For Charlottetown homeowners dealing with the particular character of island homes — the low ceiling heights of some Victorian upper floors, the narrow galley layouts common in older bungalows, the basement ceiling constraints from original eight-foot foundation walls — being able to see the finished result in the actual room before committing is genuinely useful. You can test whether an open-concept kitchen will work in a century home without paying a structural engineer to find out it will not.

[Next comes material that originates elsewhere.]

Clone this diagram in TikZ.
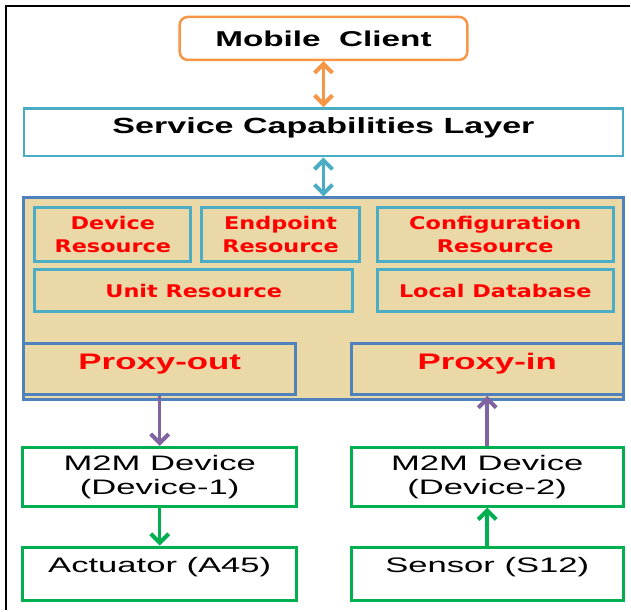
\documentclass[tikz,border=0pt]{standalone}
\usepackage{fontspec}
\usepackage{tikz}
\usetikzlibrary{arrows.meta}
\usetikzlibrary{positioning}

\newfontfamily\headfont[FakeStretch=1.55]{Liberation Sans}
\newfontfamily\resfont[FakeStretch=1.28]{DejaVu Sans}
\newfontfamily\devfont[FakeStretch=1.65]{Liberation Sans}

\definecolor{clientorange}{RGB}{247,150,70}
\definecolor{layerblue}{RGB}{75,172,198}
\definecolor{gwblue}{RGB}{79,129,189}
\definecolor{linkpurple}{RGB}{128,100,162}
\definecolor{devgreen}{RGB}{0,176,80}
\definecolor{papyrus}{RGB}{234,216,166}

\begin{document}
\begin{tikzpicture}[x=1pt,y=-1pt,>={Straight Barb[length=9pt,width=18pt,line width=4pt]},
	box/.style={draw, rectangle, inner sep=0pt, align=center},
	client node/.style={box, draw=clientorange, line width=2.5pt, rounded corners=8pt, minimum width=288pt, minimum height=43pt, font=\headfont\bfseries\fontsize{21.5}{25}\selectfont},
	layer node/.style={box, draw=layerblue, line width=2.5pt, minimum width=600pt, minimum height=48pt, text height=15pt, text depth=12pt, font=\headfont\bfseries\fontsize{22}{25}\selectfont},
	gw node/.style={box, draw=gwblue, line width=3pt},
	res node/.style={box, draw=layerblue, line width=3pt, text=red, font=\resfont\bfseries\fontsize{17.5}{22.5}\selectfont},
	proxy node/.style={gw node, minimum width=272pt, minimum height=51pt, text=red, text height=17pt, text depth=15pt, font=\headfont\bfseries\fontsize{22.5}{26}\selectfont},
	dev node/.style={box, draw=devgreen, line width=3pt, minimum width=274pt, font=\devfont\fontsize{21}{24}\selectfont}]
	
	% frame
	\draw[line width=2pt] (6,611) -- (6,6) -- (631,6);
	\useasboundingbox (0,0) rectangle (631,611);
	
	% Nodes
	\node[client node] (1) at (324,38.5) {Mobile\ \ Client};
	\node[layer node] (2) [below=46pt of 1] {Service Capabilities Layer};
	\node[gw node, fill=papyrus, minimum width=600pt, minimum height=202pt] (3) [below=39pt of 2] {};
	
	\node[res node, minimum width=156pt, minimum height=54pt] (4) at (113,235) {Device\\Resource};
	\node[res node, minimum width=158pt, minimum height=54pt] (5) at (281,235) {Endpoint\\Resource};
	\node[res node, minimum width=236pt, minimum height=54pt] (6) at (496,235) {Configuration\\Resource};
	\node[res node, minimum width=318pt, minimum height=42pt] (7) at (194,291) {Unit Resource};
	\node[res node, minimum width=236pt, minimum height=42pt] (8) at (496,291) {Local Database};
	
	\node[proxy node] (9) at (160,369.5) {Proxy-out};
	\node[proxy node] (10) at (488,369.5) {Proxy-in};
	
	\node[dev node, minimum height=59pt] (11) at (160,477.5) {M2M Device\\(Device-1)};
	\node[dev node, minimum height=53pt, text height=15pt, text depth=18pt] (12) [below=38pt of 11] {Actuator (A45)};
	\node[dev node, minimum height=59pt, minimum width=272pt] (13) at (488,477.5) {M2M Device\\(Device-2)};
	\node[dev node, minimum height=53pt, minimum width=272pt, text height=15pt, text depth=18pt] (14) [below=38pt of 13] {Sensor (S12)};
	
	\path[line width=3.5pt]
	(1) edge[clientorange, <->] (2)
	(2) edge[layerblue, <->] (3)
	
	(9) edge[linkpurple, ->] (11)
	(13) edge[linkpurple, ->] (10)
	
	(11) edge[devgreen, ->] (12)
	(14) edge[devgreen, ->] (13);
	
\end{tikzpicture}
\end{document}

Getting Contractor Quotes Right

Request at minimum three quotes for any project over $15,000. PEI’s contractor network is well-connected — ask specifically for references from completed projects in Charlottetown, not just the island generally, as downtown heritage work and suburban new construction require different skills. Confirm that any contractor you hire carries WCB PEI coverage and general liability insurance of at least $2 million; ask for the certificates, not just a verbal confirmation.

Scope your quotes carefully. A quote for “kitchen renovation” means different things to different contractors — specify whether demo, disposal, permit pulling, and finishing trades are included or separate. Get everything in writing, including the payment schedule. A standard PEI residential contract draws progress payments at demo completion, rough-in inspection, and substantial completion — not up front.